Huge potential for drylands worldwide
Egypt is one of the driest countries in the world: the desert covers 97% of its area. Lack of water and soil fertility are a real threat for its 82 million inhabitants. And almost all of them live in the Nile Valley – the only cultivable area.
The best way of curbing desertification is growing trees, which offer a natural barrier against sandstorms.
But in order to grow in the desert, a single tree needs 10 liters of water per day. So how do you grow a forest? A team of scientists found the solution: use wastewater.
Wastewater as a natural fertilizer
The water is partially treated: it is freed of organic residues and pollutants but still contains phosphate and nitrogen.
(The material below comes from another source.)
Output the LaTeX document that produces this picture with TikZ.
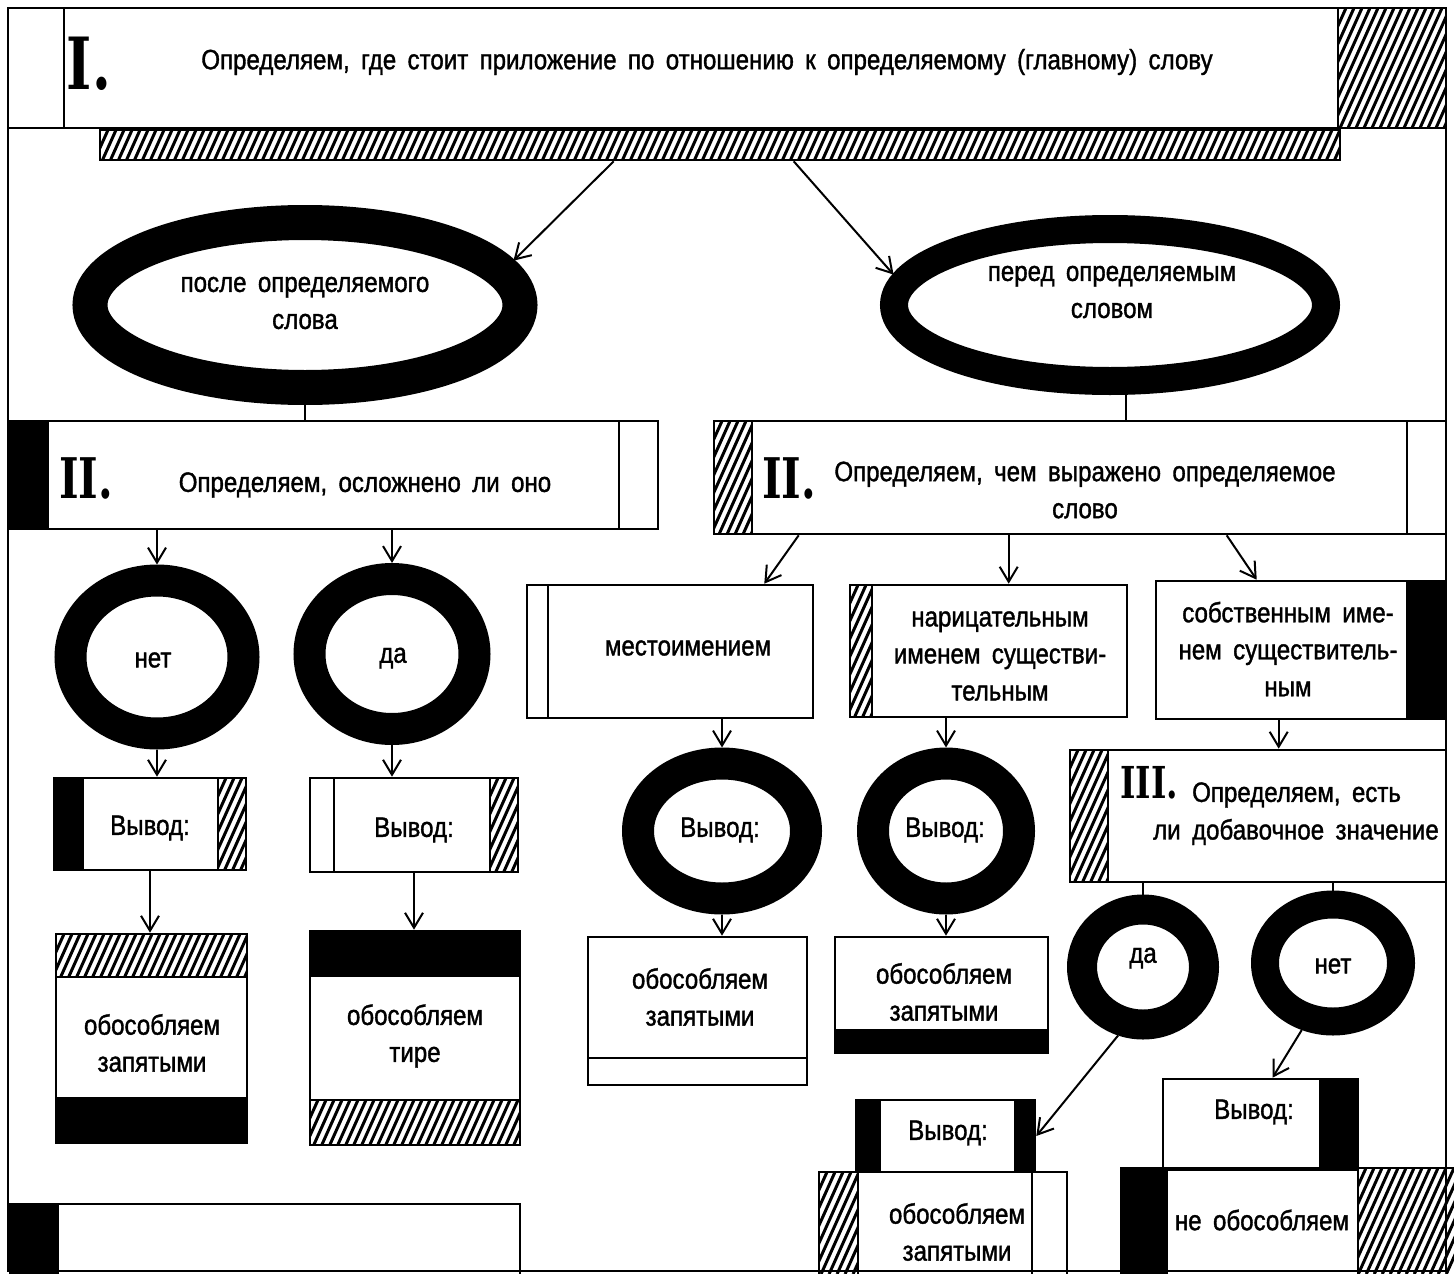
\documentclass[tikz,border=0pt]{standalone}
\usepackage{fontspec}
\setmainfont{Liberation Sans}[FakeStretch=0.86,WordSpace=1.7,FakeBold=1.3]
\newfontfamily\numfont{DejaVu Serif}[FakeStretch=0.75]
\usetikzlibrary{arrows.meta,shapes.geometric,calc}
\newcommand\hatchrect[4]{%
  \begin{scope}
    \clip (#1,#2) rectangle (#3,#4);
    \pgfmathsetmacro\hh{#4-#2}%
    \pgfmathsetmacro\hstart{#1-0.45*\hh}%
    \pgfmathsetmacro\hnext{\hstart+8}%
    \foreach \xx in {\hstart,\hnext,...,#3} {\draw[hatchln] (\xx,#4) -- ++({0.45*\hh},{-\hh});}
  \end{scope}}
\newcommand\pbox[6][]{\node[cell,minimum width={#5-#3},minimum height={#6-#4},#1] (#2) at ({(#3+#5)/2},{(#4+#6)/2}) {};}
\begin{document}
\begin{tikzpicture}[x=1pt,y=-1pt,
  lw/.style={line width=2.6pt},
  cell/.style={draw,rectangle,line width=2.6pt,inner sep=0pt},
  txt/.style={font=\fontsize{28}{37}\selectfont,align=center,inner sep=0pt},
  num/.style={font=\numfont\bfseries\fontsize{#1}{#1}\selectfont,inner sep=0pt},
  ring/.style={ellipse,draw,line width=#1,inner sep=0pt},
  arr/.style={-{Straight Barb[length=15pt,width=18pt]},line width=2pt},
  stub/.style={line width=2pt},
  hatchln/.style={line width=3pt}]
\path[use as bounding box] (0,0) rectangle (1454,1274);
\clip (0,0) rectangle (1454,1274);
% ---------- fills ----------
\hatchrect{1338}{8}{1446}{128}
\hatchrect{100}{130}{1340}{160}
\fill (10,421) rectangle (49,529);
\hatchrect{714}{421}{752}{534}
\fill (54,778) rectangle (83,870);
\hatchrect{218}{778}{246}{870}
\hatchrect{490}{778}{518}{872}
\hatchrect{56}{934}{247}{977}
\fill (56,1098) rectangle (247,1143);
\fill (310,931) rectangle (520,976);
\hatchrect{310}{1100}{520}{1145}
\fill (10,1204) rectangle (58,1274);
\hatchrect{850}{585}{872}{717}
\fill (1407,581) rectangle (1446,719);
\fill (835,1030) rectangle (1048,1053);
\hatchrect{1070}{750}{1108}{882}
\fill (856,1100) rectangle (880,1172);
\fill (1015,1100) rectangle (1035,1172);
\hatchrect{819}{1172}{858}{1274}
\fill (1320,1079) rectangle (1358,1170);
\fill (1121,1168) rectangle (1167,1274);
\hatchrect{1358}{1168}{1454}{1274}
% ---------- frame ----------
\draw[lw] (8,8) rectangle (1446,1271);
% ---------- box I ----------
\pbox{boxI}{8}{8}{1338}{128}
\draw[lw] (64,8) -- (64,128);
\draw[lw] (1338,8) rectangle (1446,128);
\node[num=72] (nI) at (89,64) {I.};
\node[txt] (tI) at (707,62) {Определяем, где стоит приложение по отношению к определяемому (главному) слову};
\pbox{bar}{100}{130}{1340}{160}
% ---------- ellipses ----------
\node[ring=35pt,minimum width=430,minimum height=165] (after) at (305,305) {};
\node[txt] (tafter) at (305,303) {после определяемого\\слова};
\node[ring=28pt,minimum width=432,minimum height=152] (before) at (1110,305) {};
\node[txt] (tbefore) at (1112,292) {перед определяемым\\словом};
% ---------- II boxes ----------
\pbox{IIa}{10}{421}{658}{529}
\draw[lw] (619,421) -- (619,529);
\node[num=56] (nIIa) at (86,478) {II.};
\node[txt] (tIIa) at (365,485) {Определяем, осложнено ли оно};
\pbox{IIb}{714}{421}{1446}{534}
\draw[lw] (752,421) -- (752,534);
\draw[lw] (1407,421) -- (1407,534);
\node[num=56] (nIIb) at (789,478) {II.};
\node[txt] (tIIb) at (1085,490) {Определяем, чем выражено определяемое\\слово};
% ---------- left column ----------
\node[ring=32pt,minimum width=173,minimum height=153] (no1) at (157,657) {};
\node[txt] (tno1) at (153,660) {нет};
\node[ring=32pt,minimum width=165,minimum height=150] (yes1) at (392,654) {};
\node[txt] (tyes1) at (393,658) {да};
\pbox{v1}{54}{778}{246}{870}
\draw[lw] (83,778) -- (83,870);
\draw[lw] (218,778) -- (218,870);
\node[txt] (tv1) at (150,828) {Вывод:};
\pbox{v2}{310}{778}{518}{872}
\draw[lw] (334,778) -- (334,872);
\draw[lw] (490,778) -- (490,872);
\node[txt] (tv2) at (414,830) {Вывод:};
\pbox{ob1}{56}{934}{247}{1143}
\draw[lw] (56,977) -- (247,977);
\draw[lw] (56,1098) -- (247,1098);
\node[txt] (tob1) at (152,1043) {обособляем\\запятыми};
\pbox{ob2}{310}{931}{520}{1145}
\draw[lw] (310,976) -- (520,976);
\draw[lw] (310,1100) -- (520,1100);
\node[txt] (tob2) at (415,1036) {обособляем\\тире};
\pbox{bl}{10}{1204}{520}{1300}
\draw[lw] (58,1204) -- (58,1274);
% ---------- middle ----------
\pbox{mest}{527}{585}{813}{718}
\draw[lw] (548,585) -- (548,718);
\node[txt] (tmest) at (688,648) {местоимением};
\pbox{nar}{850}{585}{1127}{717}
\draw[lw] (872,585) -- (872,717);
\node[txt] (tnar) at (1000,656) {нарицательным\\именем существи-\\тельным};
\pbox{sob}{1156}{581}{1446}{719}
\draw[lw] (1407,581) -- (1407,719);
\node[txt] (tsob) at (1288,649) {собственным име-\\нем существитель-\\ным};
\node[ring=32pt,minimum width=168,minimum height=135] (vc1) at (722,831) {};
\node[txt] (tvc1) at (720,830) {Вывод:};
\node[ring=32pt,minimum width=146,minimum height=135] (vc2) at (946,831) {};
\node[txt] (tvc2) at (945,830) {Вывод:};
\pbox{ob3}{588}{937}{807}{1085}
\draw[lw] (588,1058) -- (807,1058);
\node[txt] (tob3) at (700,997) {обособляем\\запятыми};
\pbox{ob4}{835}{937}{1048}{1053}
\draw[lw] (835,1030) -- (1048,1030);
\node[txt] (tob4) at (944,992) {обособляем\\запятыми};
% ---------- III ----------
\pbox{III}{1070}{750}{1446}{882}
\draw[lw] (1108,750) -- (1108,882);
\node[num=44] (nIII) at (1149,783) {III.};
\node[txt,anchor=west] (tIII1) at (1192,795) {Определяем, есть};
\node[txt,anchor=west] (tIII2) at (1153,832) {ли добавочное значение};
\node[ring=30pt,minimum width=122,minimum height=115] (da2) at (1143,967) {};
\node[txt] (tda2) at (1143,958) {да};
\node[ring=28pt,minimum width=136,minimum height=117] (net2) at (1333,963) {};
\node[txt] (tnet2) at (1333,966) {нет};
\pbox{v3}{856}{1100}{1035}{1172}
\draw[lw] (880,1100) -- (880,1172);
\draw[lw] (1015,1100) -- (1015,1172);
\node[txt] (tv3) at (948,1133) {Вывод:};
\pbox{ob5}{819}{1172}{1067}{1300}
\draw[lw] (858,1172) -- (858,1274);
\draw[lw] (1032,1172) -- (1032,1274);
\node[txt] (tob5) at (957,1232) {обособляем\\запятыми};
\pbox{v4}{1163}{1079}{1358}{1170}
\draw[lw] (1320,1079) -- (1320,1170);
\node[txt] (tv4) at (1254,1112) {Вывод:};
\pbox{ob6}{1121}{1168}{1460}{1300}
\draw[lw] (1167,1168) -- (1167,1274);
\draw[lw] (1358,1168) -- (1358,1274);
\node[txt] (tob6) at (1262,1220) {не обособляем};
% ---------- connectors ----------
\draw[arr] ($(bar.south west)+(515,0)$) -- (after.12);
\draw[arr] ($(bar.south west)+(695,0)$) -- (before.172);
\draw[stub] (after.south) -- (after.south |- IIa.north);
\draw[stub] (before.280) -- (before.280 |- IIb.north);
\draw[arr] (IIa.south -| no1.north) -- (no1.north);
\draw[arr] (IIa.south -| yes1.north) -- (yes1.north);
\draw[arr] (no1.south) -- (no1.south |- v1.north);
\draw[arr] (yes1.south) -- (yes1.south |- v2.north);
\draw[arr] (v1.south) -- (v1.south |- ob1.north);
\draw[arr] (v2.south) -- (v2.south |- ob2.north);
\draw[arr] ($(IIb.south west)+(86,0)$) -- ($(mest.north east)+(-50,0)$);
\draw[arr] ($(IIb.south west)+(296,0)$) -- ($(nar.north west)+(160,0)$);
\draw[arr] ($(IIb.south west)+(514,0)$) -- ($(sob.north west)+(102,0)$);
\draw[arr] (vc1.north |- mest.south) -- (vc1.north);
\draw[arr] (vc2.north |- nar.south) -- (vc2.north);
\draw[arr] ($(sob.south west)+(124,0)$) -- ($(III.north west)+(210,0)$);
\draw[arr] (vc1.south) -- (vc1.south |- ob3.north);
\draw[arr] (vc2.south) -- (vc2.south |- ob4.north);
\draw[stub] (III.south -| da2.north) -- (da2.north);
\draw[stub] (III.south -| net2.north) -- (net2.north);
\draw[arr] (da2.250) -- (v3.east);
\draw[arr] (net2.245) -- ($(v4.north)+(12,0)$);
\end{tikzpicture}
\end{document}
A combination that is found in commercial fertilizers! Although the water is unfit for human consumption, it is a perfect fertilizer for plants.
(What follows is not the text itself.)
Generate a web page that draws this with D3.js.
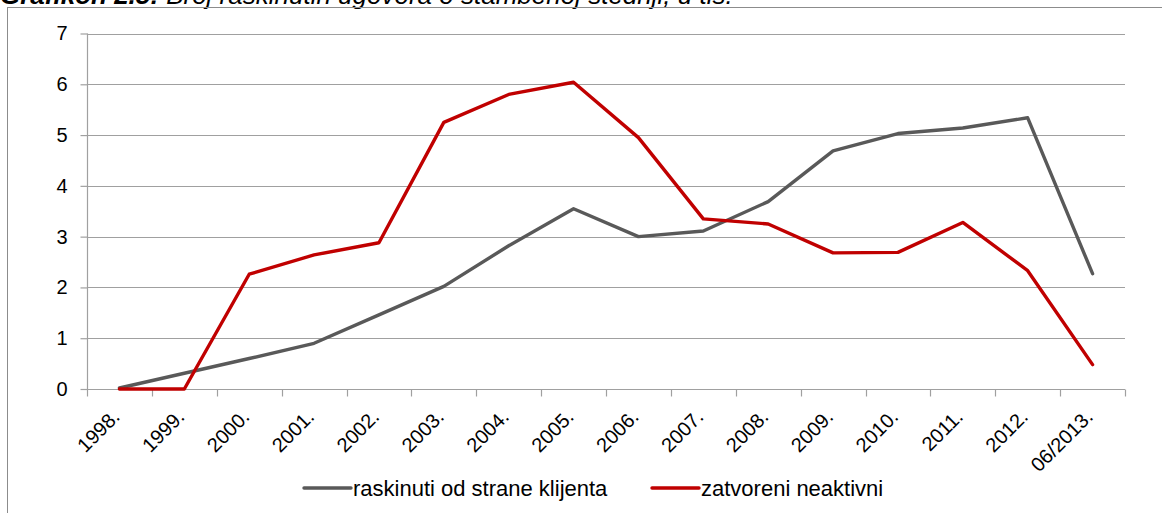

The initiative dates back to the 1990s during which the Egyptian government launched an extensive reforestation plan to rehabilitate the country’s driest areas.
Many different species of trees have been planted in the area around Ismailia. With good sunlight and the wastewater fertilizer, they grow four times faster than they do in European forests. Over a period of 15 years, they have already almost reached their maximum size – it takes over 60 years in France! So much so that the “Serapium” forest now covers more than 200 hectares.
Hope for drylands
The system has three major advantages. Firstly, making use of wastewater helps preserve natural water resources in a country with significant supply problems for its population. Secondly, the initiative has helped create local jobs: 18 foresters look after the trees. And finally, the forest provides a source of income: the sale of wood from the mahogany and eucalyptus trees are helping to boost the region’s economy.
This irrigation system has huge potential for the world’s arid areas because it is able to address the issue of agricultural production in infertile areas. In Egypt alone, 650,000 hectares of desert could become forest thanks to this system.